Monday, Mar. 05, 1973

Naughts and Crosses

By Mayo Mohs

Catholics

by BRIAN MOORE

107 pages. Holt, Rinehart & Winston.

$4.95.

The time is some uncertain date in the 1990s, and the sign of the cross has become an anachronism. A Third and Fourth Vatican Council have come and gone. The Vatican, now thoroughly embroiled in a highly ecumenical superchurch, dutifully processes assignments through World Ecumen Council headquarters in Amsterdam. Priests skitter about the world in gray-green denim fatigues, carrying musette bags and spreading a gospel of social revolution. The father general of an old monastic order called the Albanesians is preparing to preside over the first phases of a new ecumenical breakthrough: dialogue with the Buddhists.

Meanwhile, in Ireland, a score or so of monks dwell in an ancient monastery, living as if Vaticans II, III and IV had never occurred. They celebrate the ancient rite of Benediction. They believe that the Holy Mass is indeed a sacrifice, and what's more, they offer it in the forbidden language of Latin. They hear confessions in private, rather than granting the mass public absolutions that have become de rigueur. These bizarre rituals become an international cause celebre. Jumbo jets fly in from the States with fervid pilgrims hot for worship in the old way. Television crews arrive to broadcast the phenomenon to the world.

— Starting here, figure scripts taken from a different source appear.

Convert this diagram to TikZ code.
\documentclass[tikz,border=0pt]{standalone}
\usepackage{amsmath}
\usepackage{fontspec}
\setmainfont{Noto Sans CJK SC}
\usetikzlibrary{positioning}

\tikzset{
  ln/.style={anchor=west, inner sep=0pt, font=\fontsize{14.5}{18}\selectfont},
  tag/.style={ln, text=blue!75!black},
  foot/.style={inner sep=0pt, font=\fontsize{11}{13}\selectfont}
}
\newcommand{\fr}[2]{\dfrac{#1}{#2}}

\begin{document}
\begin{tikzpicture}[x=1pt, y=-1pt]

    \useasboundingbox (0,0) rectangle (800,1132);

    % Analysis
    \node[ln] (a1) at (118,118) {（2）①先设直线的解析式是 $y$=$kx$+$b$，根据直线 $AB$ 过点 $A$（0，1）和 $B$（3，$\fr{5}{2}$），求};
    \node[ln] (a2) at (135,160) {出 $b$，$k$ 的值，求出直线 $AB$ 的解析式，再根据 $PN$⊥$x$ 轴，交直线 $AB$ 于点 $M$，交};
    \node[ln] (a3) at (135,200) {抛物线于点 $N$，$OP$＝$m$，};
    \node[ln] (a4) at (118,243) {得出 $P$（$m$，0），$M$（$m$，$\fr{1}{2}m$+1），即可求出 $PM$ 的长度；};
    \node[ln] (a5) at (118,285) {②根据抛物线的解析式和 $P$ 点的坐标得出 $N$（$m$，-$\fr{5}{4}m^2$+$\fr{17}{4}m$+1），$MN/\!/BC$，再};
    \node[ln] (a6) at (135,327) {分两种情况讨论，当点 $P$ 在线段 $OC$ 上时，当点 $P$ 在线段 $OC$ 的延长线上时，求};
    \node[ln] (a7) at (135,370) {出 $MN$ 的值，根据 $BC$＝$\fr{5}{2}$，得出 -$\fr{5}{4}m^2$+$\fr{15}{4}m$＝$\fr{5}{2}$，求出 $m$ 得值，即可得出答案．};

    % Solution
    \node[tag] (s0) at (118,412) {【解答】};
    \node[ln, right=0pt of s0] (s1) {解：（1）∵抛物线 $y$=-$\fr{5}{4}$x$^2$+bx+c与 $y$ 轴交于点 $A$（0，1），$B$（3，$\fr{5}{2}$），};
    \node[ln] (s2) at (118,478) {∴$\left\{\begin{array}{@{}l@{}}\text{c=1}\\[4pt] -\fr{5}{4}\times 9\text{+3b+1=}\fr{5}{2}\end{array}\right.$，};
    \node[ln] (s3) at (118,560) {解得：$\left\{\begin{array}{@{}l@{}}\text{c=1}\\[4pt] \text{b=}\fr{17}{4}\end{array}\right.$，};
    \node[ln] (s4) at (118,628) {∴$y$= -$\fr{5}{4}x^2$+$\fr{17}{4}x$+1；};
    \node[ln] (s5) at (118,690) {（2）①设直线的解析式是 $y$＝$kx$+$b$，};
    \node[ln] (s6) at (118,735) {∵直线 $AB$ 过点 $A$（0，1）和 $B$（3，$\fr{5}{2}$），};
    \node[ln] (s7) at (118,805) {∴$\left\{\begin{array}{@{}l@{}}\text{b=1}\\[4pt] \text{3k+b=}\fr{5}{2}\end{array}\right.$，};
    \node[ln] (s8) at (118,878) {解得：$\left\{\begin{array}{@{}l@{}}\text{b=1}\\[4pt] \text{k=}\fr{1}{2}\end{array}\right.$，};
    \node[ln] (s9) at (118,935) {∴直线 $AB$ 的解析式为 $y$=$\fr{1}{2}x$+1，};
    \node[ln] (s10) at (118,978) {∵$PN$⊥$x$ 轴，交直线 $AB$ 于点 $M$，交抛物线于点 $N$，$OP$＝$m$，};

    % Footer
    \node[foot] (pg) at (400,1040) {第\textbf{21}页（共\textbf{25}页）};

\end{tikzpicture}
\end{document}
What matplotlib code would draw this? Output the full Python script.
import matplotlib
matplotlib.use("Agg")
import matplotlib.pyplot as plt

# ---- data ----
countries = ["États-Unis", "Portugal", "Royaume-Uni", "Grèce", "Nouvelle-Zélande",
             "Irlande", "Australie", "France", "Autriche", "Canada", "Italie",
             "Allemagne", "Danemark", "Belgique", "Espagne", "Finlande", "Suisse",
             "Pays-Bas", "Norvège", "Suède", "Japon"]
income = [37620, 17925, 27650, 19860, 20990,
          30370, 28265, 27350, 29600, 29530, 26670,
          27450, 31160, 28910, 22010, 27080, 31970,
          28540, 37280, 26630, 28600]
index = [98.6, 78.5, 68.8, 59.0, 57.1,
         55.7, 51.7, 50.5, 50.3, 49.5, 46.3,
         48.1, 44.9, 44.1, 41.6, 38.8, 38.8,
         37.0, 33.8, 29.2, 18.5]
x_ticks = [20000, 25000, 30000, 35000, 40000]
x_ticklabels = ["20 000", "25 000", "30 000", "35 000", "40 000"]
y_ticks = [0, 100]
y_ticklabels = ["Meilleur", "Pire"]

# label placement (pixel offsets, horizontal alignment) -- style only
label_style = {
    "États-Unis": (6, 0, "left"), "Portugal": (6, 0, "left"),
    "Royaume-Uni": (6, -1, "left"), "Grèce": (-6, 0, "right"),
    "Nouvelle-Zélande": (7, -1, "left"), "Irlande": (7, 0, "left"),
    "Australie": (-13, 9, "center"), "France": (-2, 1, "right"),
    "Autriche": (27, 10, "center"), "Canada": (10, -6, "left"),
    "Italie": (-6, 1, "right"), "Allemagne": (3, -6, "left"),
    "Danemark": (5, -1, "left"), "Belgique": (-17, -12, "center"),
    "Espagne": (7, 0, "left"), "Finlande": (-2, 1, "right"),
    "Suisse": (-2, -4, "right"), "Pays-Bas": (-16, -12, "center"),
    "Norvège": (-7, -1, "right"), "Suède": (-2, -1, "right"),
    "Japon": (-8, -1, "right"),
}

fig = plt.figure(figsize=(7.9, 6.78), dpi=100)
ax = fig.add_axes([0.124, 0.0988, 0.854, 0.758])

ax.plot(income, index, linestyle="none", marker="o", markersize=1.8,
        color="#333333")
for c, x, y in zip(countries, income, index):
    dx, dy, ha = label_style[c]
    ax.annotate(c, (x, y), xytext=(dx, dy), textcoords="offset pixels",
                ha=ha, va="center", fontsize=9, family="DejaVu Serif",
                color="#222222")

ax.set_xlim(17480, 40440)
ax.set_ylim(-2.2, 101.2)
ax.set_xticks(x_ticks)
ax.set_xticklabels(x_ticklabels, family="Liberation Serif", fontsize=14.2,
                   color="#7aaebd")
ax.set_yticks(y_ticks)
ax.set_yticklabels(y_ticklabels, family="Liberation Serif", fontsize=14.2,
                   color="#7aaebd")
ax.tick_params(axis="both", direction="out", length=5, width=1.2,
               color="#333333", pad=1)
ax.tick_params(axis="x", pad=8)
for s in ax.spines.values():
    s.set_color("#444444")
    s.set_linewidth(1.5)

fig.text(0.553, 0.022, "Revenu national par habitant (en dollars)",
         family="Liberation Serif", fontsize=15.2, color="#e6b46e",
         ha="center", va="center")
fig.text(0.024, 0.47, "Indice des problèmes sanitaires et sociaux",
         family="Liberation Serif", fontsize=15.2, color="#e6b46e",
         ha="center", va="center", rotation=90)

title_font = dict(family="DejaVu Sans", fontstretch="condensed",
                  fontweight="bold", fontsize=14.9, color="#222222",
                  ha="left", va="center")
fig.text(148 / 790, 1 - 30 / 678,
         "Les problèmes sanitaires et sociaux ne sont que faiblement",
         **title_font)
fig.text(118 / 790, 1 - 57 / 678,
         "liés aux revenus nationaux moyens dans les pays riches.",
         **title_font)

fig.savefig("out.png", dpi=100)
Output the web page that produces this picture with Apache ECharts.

Rome uneasily dispatches a zealous young priest to correct the situation. He is a tough-minded, chillingly efficient young man named James Kinsella, who has been schooled in ecumenical diplomacy and trained in the dubious art of using power to revolutionary ends. Presenting the superchurch's problem to the old abbot, a man named Tomas O'Malley, Kinsella assures him smoothly that it is not a matter of heresy --merely one of creating "a uniform posture."

The contest between Kinsella and the abbot is the heart of Brian Moore's ironic but compassionate story, and it is at least part of the book's insistent fascination that Moore teases the reader for a while before the resolution becomes clear--or even explicable. If a Moore fan remembers the central crisis of the author's fine 1955 novel, The Lonely Passion of Judith Hearne, he may have a hint of an explanation, for the spiritual crisis of Judith Hearne and the faith of Abbot Tomas are similar.

For them both, the way to faith lies through the terror of no faith, and the only miracle is prayer.